- INSTRUCTIONS FOR THE TASK: Retype the lines beneath this one, from the first through the line containing "var seriesLabel = '%". Pictures are left out.

[START OF MATERIAL PROVIDED]

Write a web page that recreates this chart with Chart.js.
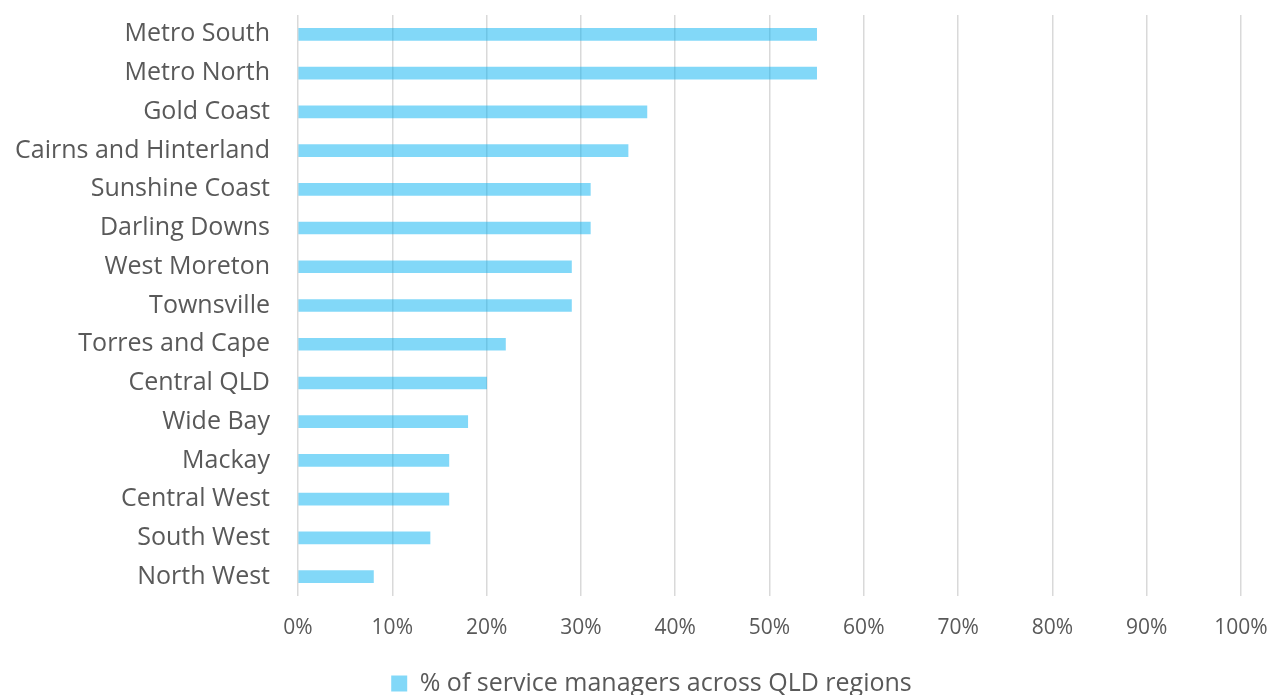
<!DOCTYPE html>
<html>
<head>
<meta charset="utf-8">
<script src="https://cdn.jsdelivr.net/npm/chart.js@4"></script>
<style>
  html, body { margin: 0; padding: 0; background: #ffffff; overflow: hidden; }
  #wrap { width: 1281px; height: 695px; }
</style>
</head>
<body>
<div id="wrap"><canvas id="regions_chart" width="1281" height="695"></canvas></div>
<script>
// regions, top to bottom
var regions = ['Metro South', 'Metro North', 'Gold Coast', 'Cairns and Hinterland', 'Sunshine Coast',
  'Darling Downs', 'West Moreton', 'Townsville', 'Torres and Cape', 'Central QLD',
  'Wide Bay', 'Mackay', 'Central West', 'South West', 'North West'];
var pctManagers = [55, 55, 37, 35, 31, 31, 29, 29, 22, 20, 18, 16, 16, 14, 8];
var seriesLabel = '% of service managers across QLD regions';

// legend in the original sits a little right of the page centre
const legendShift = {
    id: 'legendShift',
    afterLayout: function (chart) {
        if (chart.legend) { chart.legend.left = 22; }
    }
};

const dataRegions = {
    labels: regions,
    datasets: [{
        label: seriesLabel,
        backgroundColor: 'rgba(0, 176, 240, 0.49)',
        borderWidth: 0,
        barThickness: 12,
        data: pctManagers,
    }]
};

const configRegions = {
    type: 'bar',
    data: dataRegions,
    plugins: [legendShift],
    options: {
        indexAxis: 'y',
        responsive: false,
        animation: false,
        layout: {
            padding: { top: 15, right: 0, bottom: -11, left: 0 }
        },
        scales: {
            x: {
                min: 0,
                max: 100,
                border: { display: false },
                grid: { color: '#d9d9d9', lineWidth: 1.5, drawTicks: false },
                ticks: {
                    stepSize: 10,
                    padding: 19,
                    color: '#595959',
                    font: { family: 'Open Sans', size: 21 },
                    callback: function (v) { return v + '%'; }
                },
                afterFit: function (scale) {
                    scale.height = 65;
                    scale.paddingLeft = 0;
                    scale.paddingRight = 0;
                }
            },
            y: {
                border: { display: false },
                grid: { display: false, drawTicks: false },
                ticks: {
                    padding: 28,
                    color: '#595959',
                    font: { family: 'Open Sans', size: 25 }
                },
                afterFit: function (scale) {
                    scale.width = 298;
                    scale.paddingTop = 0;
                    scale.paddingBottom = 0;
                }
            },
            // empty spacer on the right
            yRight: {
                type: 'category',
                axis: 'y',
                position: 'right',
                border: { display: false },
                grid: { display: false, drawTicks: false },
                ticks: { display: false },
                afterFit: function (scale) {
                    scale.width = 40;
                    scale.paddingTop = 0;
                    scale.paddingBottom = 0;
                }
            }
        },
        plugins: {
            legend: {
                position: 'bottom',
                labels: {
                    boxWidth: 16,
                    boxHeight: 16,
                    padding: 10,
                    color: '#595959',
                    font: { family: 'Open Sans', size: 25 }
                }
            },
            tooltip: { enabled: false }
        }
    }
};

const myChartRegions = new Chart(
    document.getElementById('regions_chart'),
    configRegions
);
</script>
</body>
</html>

[END OF MATERIAL PROVIDED]

- COMPLETED TASK:
Write a web page that recreates this chart with Chart.js.
<!DOCTYPE html>
<html>
<head>
<meta charset="utf-8">
<script src="https://cdn.jsdelivr.net/npm/chart.js@4"></script>
<style>
  html, body { margin: 0; padding: 0; background: #ffffff; overflow: hidden; }
  #wrap { width: 1281px; height: 695px; }
</style>
</head>
<body>
<div id="wrap"><canvas id="regions_chart" width="1281" height="695"></canvas></div>
<script>
// regions, top to bottom
var regions = ['Metro South', 'Metro North', 'Gold Coast', 'Cairns and Hinterland', 'Sunshine Coast',
  'Darling Downs', 'West Moreton', 'Townsville', 'Torres and Cape', 'Central QLD',
  'Wide Bay', 'Mackay', 'Central West', 'South West', 'North West'];
var pctManagers = [55, 55, 37, 35, 31, 31, 29, 29, 22, 20, 18, 16, 16, 14, 8];
var seriesLabel = '% of service managers across QLD regions';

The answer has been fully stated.